Harvey Weinstein Jury Requests to See Evidence During Start of Deliberation

The jury in the Harvey Weinstein trial asked to be shown the blueprints of his Soho apartment, and some Weinstein emails in which certain accusers’ names were highlighted.

The 12-person panel began deliberating earlier on Tuesday morning, after Justice James Burke read them instructions.

Weinstein is accused of sexually assaulting Miriam Haley at the Soho apartment in 2006. He also allegedly raped another witness, Tarale Wulff, at the apartment in 2005.
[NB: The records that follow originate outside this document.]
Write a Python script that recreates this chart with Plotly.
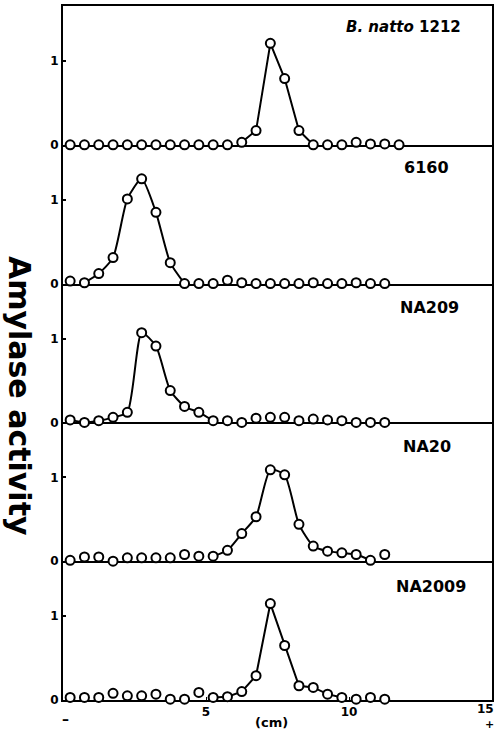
import plotly.graph_objects as go
from plotly.subplots import make_subplots

# ---------------- data ----------------
panel_labels = ["<i>B. natto</i> 1212", "6160", "NA209", "NA20", "NA2009"]

x_natto = [0.25, 0.75, 1.25, 1.75, 2.25, 2.75, 3.25, 3.75, 4.25, 4.75, 5.25, 5.75,
           6.25, 6.75, 7.25, 7.75, 8.25, 8.75, 9.25, 9.75, 10.25, 10.75, 11.25, 11.75]
y_natto = [0.0, 0.0, 0.0, 0.0, 0.0, 0.0, 0.0, 0.0, 0.0, 0.0, 0.0, 0.0,
           0.03, 0.17, 1.21, 0.79, 0.17, 0.0, 0.0, 0.0, 0.03, 0.01, 0.01, 0.0]

x_6160 = [0.25, 0.75, 1.25, 1.75, 2.25, 2.75, 3.25, 3.75, 4.25, 4.75, 5.25, 5.75,
          6.25, 6.75, 7.25, 7.75, 8.25, 8.75, 9.25, 9.75, 10.25, 10.75, 11.25]
y_6160 = [0.03, 0.01, 0.12, 0.31, 1.01, 1.25, 0.85, 0.25, 0.0, 0.0, 0.0, 0.04,
          0.01, 0.0, 0.0, 0.0, 0.0, 0.01, 0.0, 0.0, 0.01, 0.0, 0.0]

x_na209 = [0.25, 0.75, 1.25, 1.75, 2.25, 2.75, 3.25, 3.75, 4.25, 4.75, 5.25, 5.75,
           6.25, 6.75, 7.25, 7.75, 8.25, 8.75, 9.25, 9.75, 10.25, 10.75, 11.25]
y_na209 = [0.03, 0.0, 0.02, 0.06, 0.12, 1.07, 0.91, 0.38, 0.19, 0.12, 0.02, 0.02,
           0.0, 0.05, 0.06, 0.06, 0.02, 0.04, 0.03, 0.02, 0.0, 0.0, 0.0]

x_na20 = [0.25, 0.75, 1.25, 1.75, 2.25, 2.75, 3.25, 3.75, 4.25, 4.75, 5.25, 5.75,
          6.25, 6.75, 7.25, 7.75, 8.25, 8.75, 9.25, 9.75, 10.25, 10.75, 11.25]
y_na20 = [0.01, 0.05, 0.05, 0.0, 0.04, 0.04, 0.04, 0.04, 0.08, 0.06, 0.06, 0.13,
          0.33, 0.53, 1.09, 1.03, 0.44, 0.18, 0.12, 0.10, 0.08, 0.01, 0.08]

x_na2009 = [0.25, 0.75, 1.25, 1.75, 2.25, 2.75, 3.25, 3.75, 4.25, 4.75, 5.25, 5.75,
            6.25, 6.75, 7.25, 7.75, 8.25, 8.75, 9.25, 9.75, 10.25, 10.75, 11.25]
y_na2009 = [0.03, 0.03, 0.03, 0.08, 0.05, 0.05, 0.07, 0.01, 0.01, 0.09, 0.03, 0.04,
            0.10, 0.29, 1.15, 0.65, 0.17, 0.15, 0.07, 0.03, 0.01, 0.03, 0.01]

# index ranges of points joined by the drawn curve in each panel
connected = [(12, 17), (1, 8), (0, 10), (10, 21), (10, 19)]
smooth = [False, True, True, True, False]

x_ticks = [0, 5, 10, 15]
x_ticktext = ["", "5", "10", ""]
y_ticks = [0, 1]

series = [(x_natto, y_natto), (x_6160, y_6160), (x_na209, y_na209),
          (x_na20, y_na20), (x_na2009, y_na2009)]

# ---------------- figure ----------------
fig = make_subplots(rows=5, cols=1, shared_xaxes=True, vertical_spacing=0)

for i, (xs, ys) in enumerate(series):
    r = i + 1
    a, b = connected[i]
    fig.add_trace(go.Scatter(
        x=xs[a:b + 1], y=ys[a:b + 1], mode="lines",
        line=dict(color="black", width=2,
                  shape="spline" if smooth[i] else "linear", smoothing=0.6),
        cliponaxis=False, hoverinfo="skip", showlegend=False), row=r, col=1)
    fig.add_trace(go.Scatter(
        x=xs, y=ys, mode="markers",
        marker=dict(symbol="circle", size=9, color="white",
                    line=dict(color="black", width=2)),
        cliponaxis=False, showlegend=False), row=r, col=1)

    fig.update_yaxes(row=r, col=1, range=[0, 1.655], tickvals=y_ticks,
                     ticktext=["0", "1"], ticks="inside", ticklen=3,
                     tickwidth=1.5, tickcolor="black", automargin=False,
                     showline=True, mirror=True, linecolor="black", linewidth=2,
                     showgrid=False, zeroline=False, layer="below traces",
                     ticklabeloverflow="allow",
                     tickfont=dict(family="DejaVu Sans", size=12, color="black",
                                   weight="bold"))
    fig.update_xaxes(row=r, col=1, range=[0, 15], showline=True,
                     mirror=(r == 1), linecolor="black", linewidth=2,
                     showgrid=False, zeroline=False, layer="below traces",
                     automargin=False, ticklabeloverflow="allow",
                     tickvals=x_ticks, ticktext=x_ticktext,
                     ticks="inside" if r == 5 else "", ticklen=3,
                     tickcolor="black", showticklabels=(r == 5),
                     tickfont=dict(family="DejaVu Sans", size=12, color="black",
                                   weight="bold"))

label_pos = [(14.0, 1.40), (13.55, 1.38), (13.9, 1.37), (13.65, 1.37), (14.15, 1.35)]
for i, lab in enumerate(panel_labels):
    r = i + 1
    yref = "y" if r == 1 else f"y{r}"
    xref = "x" if r == 1 else f"x{r}"
    fig.add_annotation(x=label_pos[i][0], y=label_pos[i][1], xref=xref, yref=yref,
                       text=f"<b>{lab}</b>", showarrow=False, xanchor="right",
                       yanchor="middle",
                       font=dict(family="DejaVu Sans", size=15 if r == 1 else 16,
                                 color="black"))

# y title
fig.add_annotation(x=-0.100, y=0.438, xref="paper", yref="paper",
                   xanchor="center", yanchor="middle",
                   text="<b>Amylase activity</b>", textangle=90, showarrow=False,
                   font=dict(family="DejaVu Sans", size=30, color="black"))

# x axis extras
fig.add_annotation(x=15, y=-0.013, xref="x5", yref="paper", text="<b>15</b>",
                   showarrow=False, xanchor="right", yanchor="middle", xshift=4,
                   font=dict(family="DejaVu Sans", size=12, color="black"))
fig.add_annotation(x=7.3, y=-0.032, xref="x5", yref="paper", text="<b>(cm)</b>",
                   showarrow=False, xanchor="center", yanchor="middle",
                   font=dict(family="DejaVu Sans", size=13, color="black"))
fig.add_annotation(x=0.1, y=-0.027, xref="x5", yref="paper", text="<b>–</b>",
                   showarrow=False, xanchor="center", yanchor="middle",
                   font=dict(family="DejaVu Sans", size=14, color="black"))
fig.add_annotation(x=15, y=-0.035, xref="x5", yref="paper", text="<b>+</b>",
                   showarrow=False, xanchor="center", yanchor="middle", xshift=-3,
                   font=dict(family="DejaVu Sans", size=11, color="black"))

fig.update_layout(width=497, height=732,
                  margin=dict(l=63, r=5, t=6, b=32, autoexpand=False),
                  paper_bgcolor="white", plot_bgcolor="white",
                  showlegend=False)

fig.write_html("out.html", config={"displayModeBar": False},
               post_script="document.body.style.margin='0';document.body.style.overflow='hidden';")
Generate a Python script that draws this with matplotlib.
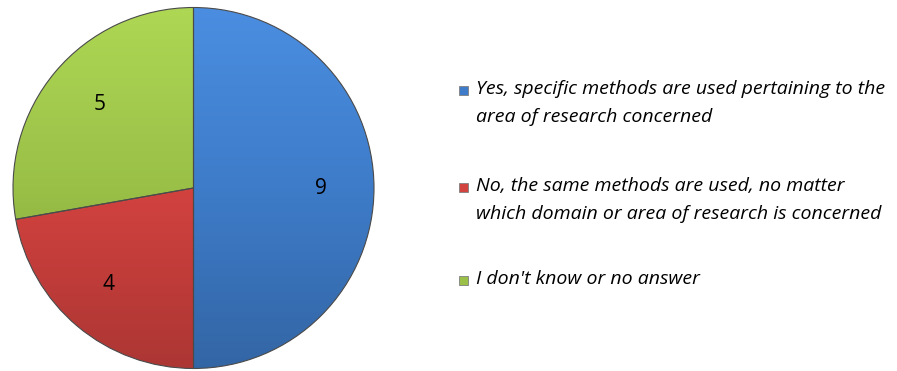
import numpy as np
import matplotlib.pyplot as plt
from matplotlib.patches import Rectangle
from matplotlib.colors import LinearSegmentedColormap, to_rgb

# Survey answers
categories = [
    "Yes, specific methods are used pertaining to the\narea of research concerned",
    "No, the same methods are used, no matter\nwhich domain or area of research is concerned",
    "I don't know or no answer",
]
counts = [9, 4, 5]
colors = ["#3E7CC9", "#D2423F", "#9AC047"]

W, H = 897, 371
fig = plt.figure(figsize=(W / 100, H / 100), dpi=100)
fig.patch.set_facecolor("white")

# Pie area: centre ~ (193, 188) px, radius ~ 180 px
cx, cy, r = 193.5, 188, 180.5
ax = fig.add_axes([(cx - r) / W, (H - cy - r) / H, 2 * r / W, 2 * r / H])

wedges, texts = ax.pie(
    counts, startangle=90, counterclock=False, radius=1,
    colors=colors, wedgeprops=dict(linewidth=0.8, edgecolor="#4a4a4a"),
    labels=[str(c) for c in counts], labeldistance=0.62,
    textprops=dict(fontsize=15, color="black", family="Open Sans"),
)

# Soft vertical shading on each slice
for w, c in zip(wedges, colors):
    base = np.array(to_rgb(c))
    light = np.clip(base * 1.08 + 0.03, 0, 1)
    dark = base * 0.82
    cmap = LinearSegmentedColormap.from_list("shade", [dark, base, light])
    grad = np.linspace(0, 1, 256).reshape(-1, 1)
    im = ax.imshow(grad, extent=(-1, 1, -1, 1), origin="lower", cmap=cmap,
                   aspect="auto", zorder=w.get_zorder() + 0.1)
    im.set_clip_path(w)
    w.set_facecolor("none")
    w.set_zorder(w.get_zorder() + 0.2)
ax.set_xlim(-1, 1)
ax.set_ylim(-1, 1)
ax.set_aspect("equal")
ax.axis("off")

# Shift labels to their places
label_pos = [(321, 189), (108, 284), (100, 105)]
for t, (px, py) in zip(texts, label_pos):
    t.set_position(((px - cx) / r, (cy - py) / r))
    t.set_ha("center")
    t.set_va("center")
    t.set_zorder(10)

# Legend drawn by hand
leg_y = [91, 188, 281]
for lab, c, py in zip(categories, colors, leg_y):
    sq = 9
    fig.patches.append(Rectangle((459 / W, (H - py - sq / 2 + 1) / H), sq / W, sq / H,
                                 transform=fig.transFigure, facecolor=c,
                                 edgecolor="#7f7f7f", linewidth=0.6))
    fig.text(476 / W, (H - py + 11) / H, lab, ha="left", va="top",
             fontsize=14, style="italic", family="Open Sans",
             linespacing=1.7, color="black")

fig.savefig("out.png", dpi=100)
The jurors appeared to also be asking for emails that Weinstein sent to Sam Anson, a private investigator, which included a “red flag list” of potential accusers to investigate. Actress Annabella Sciorra was on the list, and her name was highlighted in red, Anson testified. Anson said he ultimately did not perform the investigation.

The prosecution and defense conferred with the judge about the request, and they agreed to provide the items to the jurors.

Earlier, the jury asked for guidance in understanding the five-count verdict form.

Weinstein is facing two charges of “predatory sexual assault,” which allege that he is a repeat offender. Those accusations stem from three women: Jessica Mann, Haley and Sciorra. Mann alleges that Weinstein raped her in a hotel room in March 2013. Haley alleges that he forcibly performed oral sex on her in 2006, and Sciorra accuses him of raping her in late 1993 or early 1994.

Sciorra’s allegation was too old to be prosecuted on its own, but her allegation is being used to prove that Weinstein has repeatedly committed violent sexual offenses.

If Weinstein is acquitted on either the predatory sexual assault charges, the jury will then have to consider whether he is guilty of “lesser included” offenses, including either first- or third-degree rape and first-degree criminal sexual acts.

The judge also allowed testimony from three other “prior bad acts” witnesses — Tarale Wulff, Dawn Dunning and Lauren Young — all of whom have accused Weinstein of sexual assault or rape. Their testimony is being used to establish a pattern of sexual misconduct.

If he is convicted of the most serious charges, Weinstein could face a sentence of 10 years to life in prison. The lesser charges — of first-degree rape and criminal sex acts — carry potential sentences of 5 to 25 years. Third-degree rape carries a maximum sentence of four years.

Weinstein is also facing four charges of rape and sexual assault in Los Angeles.